The passengers, when they are not threatening the train conductors, are very interesting people. The first fellow passenger I met was a former rodeo rider, and the second was a woman who grew up on a cattle ranch in Mexico. The three of us engaged in a two-hour-long discussion of cows: riding them, branding them and even how to make a special chocolate drink from fresh cow milk. And all this while choo-chooing through the High Sierras, admiring the scenery through large picture windows. Now, this is America!
These people were headed to Reno for the weekend. Nevada, the “Sin State,” is where many people go to gamble away weekends, and often end up getting married by accident at the little irresistible chapels along the way. The right mix of cocktails, gambling and a beautiful woman can land you in any of the chapels.
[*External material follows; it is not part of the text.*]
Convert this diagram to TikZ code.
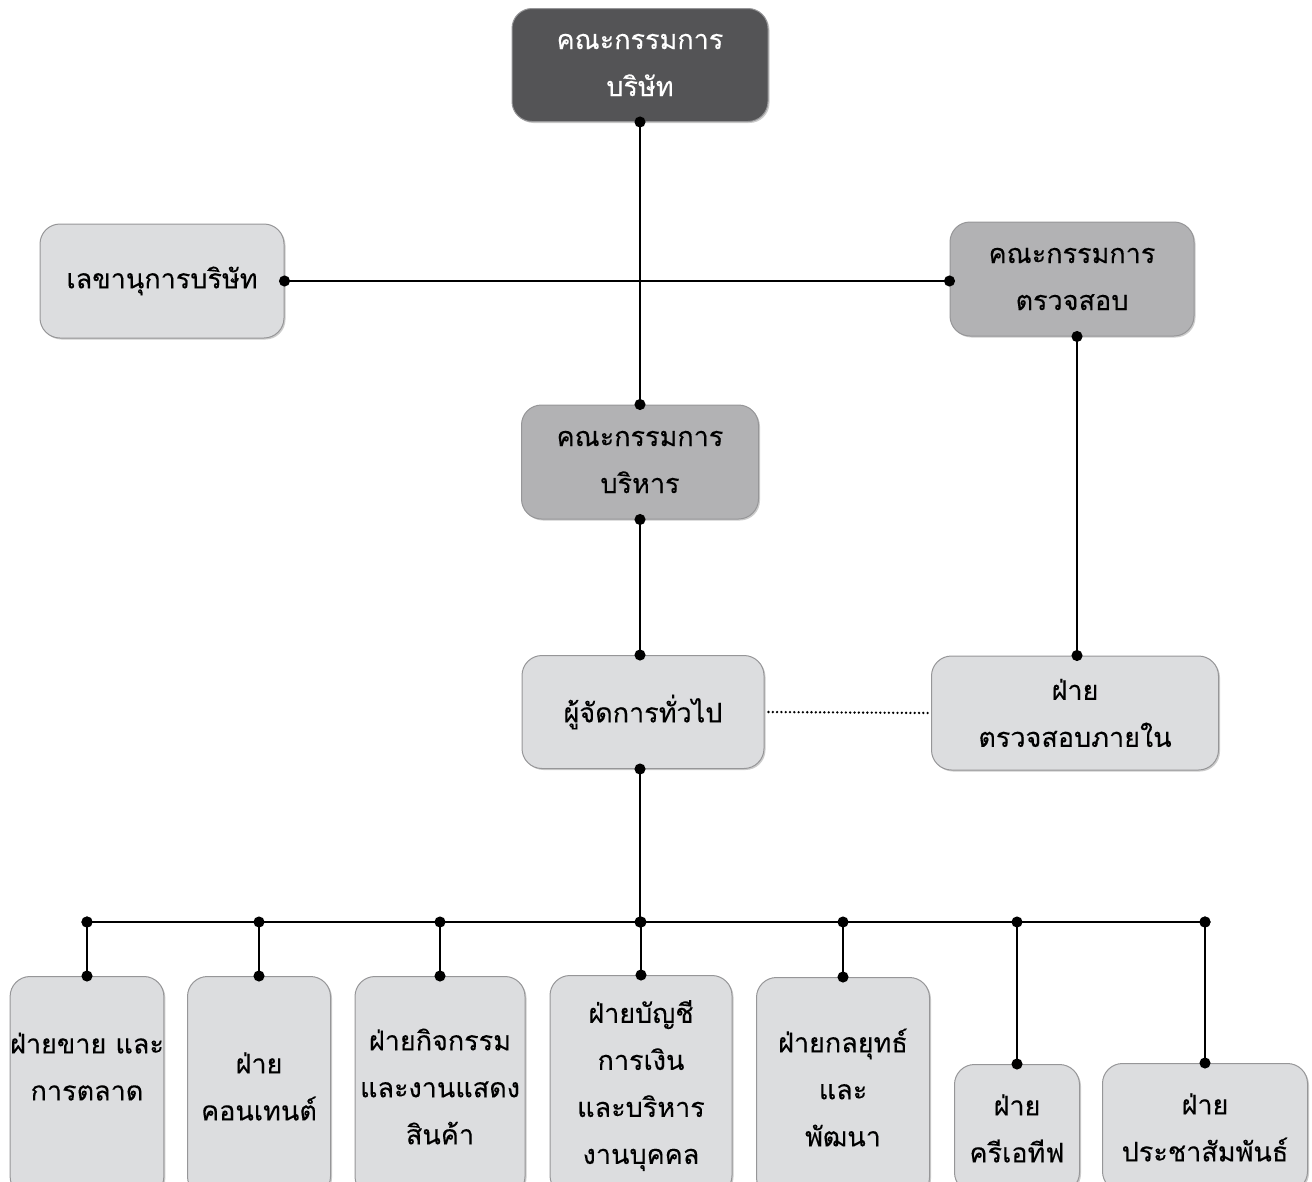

For those who prefer to plan their weddings, I recommend none other than the very shi-shi resort of Squaw Valley USA, site of the 1960 Winter Olympics, located a shuttle bus ride away from the train stop at Truckee, Calif. At 25,000 meters (take a cable car to get there), who wouldn’t feel a little lightheaded and giddy when tying the knot? In addition, a reception at high altitude means you won’t have to spend so much money on alcohol for your guests. Just one drink should convince even the staunchest family members to heartily agree to your union. Your guests can also snowboard, ski, or engage in celebrity spotting in this “Aspen of California.” You can even find “omiage” for the loved ones who couldn’t make it: Fido and Kitty. The Tails by the Lake pet boutique for dogs and cats is located in the village at the base of the mountain.
I took advantage of the train stop at Truckee to visit some of the North Lake Tahoe ski resorts, including Alpine Meadows and Squaw Valley USA. A few days later I am back on the train. Next stop? Reno, of course.